Timothy Ittner ’18, an OAC member who also serves on the UCS Academic and Administrative Affairs committee, said one of his biggest priorities will be increasing the number of faculty members of color, especially in the science, technology, engineering and mathematics fields.
“Last spring, we passed a resolution labeling some departments ‘in crisis’ because they have so few faculty of color,” he said, adding that he looks forward to seeing the results of President Christina Paxson’s stated efforts to hire postdoctoral students who identify as people of color.
Benjamin Gladstone ’18, an OAC member who also belongs to the UCS Student Activities committee, expressed a desire for the OAC to make student voices heard. “Because Student Activities carries out a similar function in communicating with student groups and student organizations, I have a more general role,” he said. “I think it’s through student organizations that the Brown community expresses its deepest passions.”
Mental health and the efforts of Counseling and Psychological Services are other major issues to discuss, said Helen Gerstenfeld Abreu ’18, an OAC member who also sits on the UCS Admissions and Student Services committee. “We will be trying to work with (CAPS) and asking students and student groups what do they need,” she said.

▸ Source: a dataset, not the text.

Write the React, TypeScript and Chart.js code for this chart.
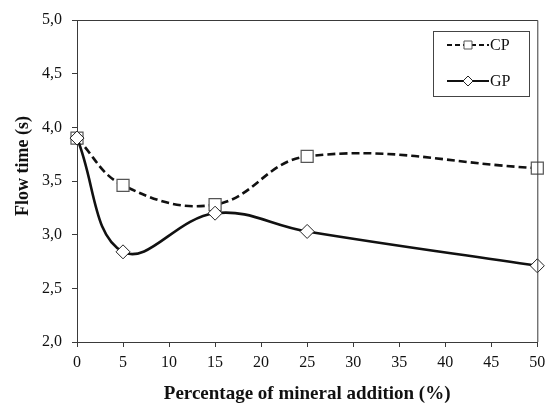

The OAC should ideally work in conjunction with student groups and other UCS members, Gerstenfeld Abreu said. “It’s teamwork — these are big issues that can’t be addressed by one person,” she added. “The team is very important. It was created to ask for group help on these initiatives.”

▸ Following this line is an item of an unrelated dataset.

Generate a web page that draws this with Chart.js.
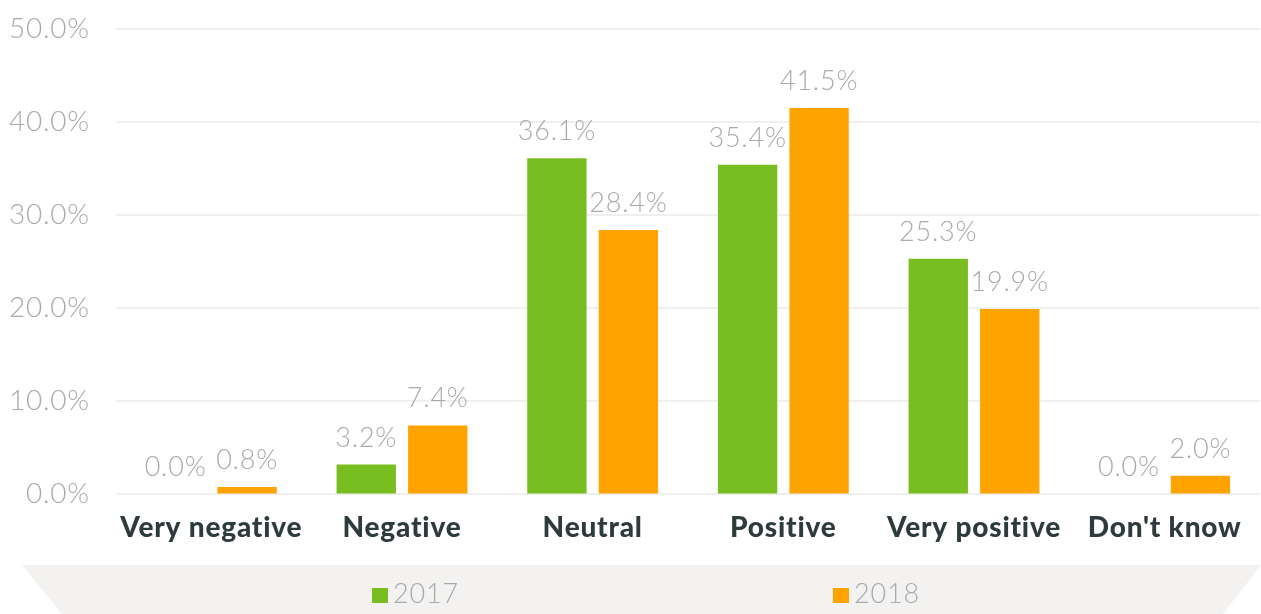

Svetoslav Kostov ’18, an OAC member from Admissions and Student Services, expressed the desire to get directly involved with “the more tangible changes to the way student life runs, going through (the Admissions and Student Services committee) in things that we encounter all the time in shaping the Brown experience,” he said. “This would include communication with all student groups, student leaders (and) prominent interest groups in campus.”
Justice Gaines ’16, a member of the OAC and the UCS Campus Life committee, said he thinks the OAC provides the opportunity to make use of existing student enthusiasm.
“These sorts of issues that are really big for students on campus, where there is a lot of student activism and a lot of student push, (are) where the OAC will be able to … elevate and amplify student voices, especially considering UCS is one of the main ways that administrators connect with students,” he said. In addition to following up on resolutions passed from the previous year dealing with diversity in STEM fields, mental health, divestment from coal and increasing faculty of color, Gaines said he intends to look into student relations with the Office of Residential Life.
Despite the new membership of the OAC this semester, a major theme for the committee will be following up on issues and resolutions from last year, several OAC members said.
The OAC should focus on “previous resolutions and making sure that they’re followed up on,” Kostov said. “If we don’t do anything else, this is the main thing we need to do. That vouches for the integrity of any institution, that continuity.”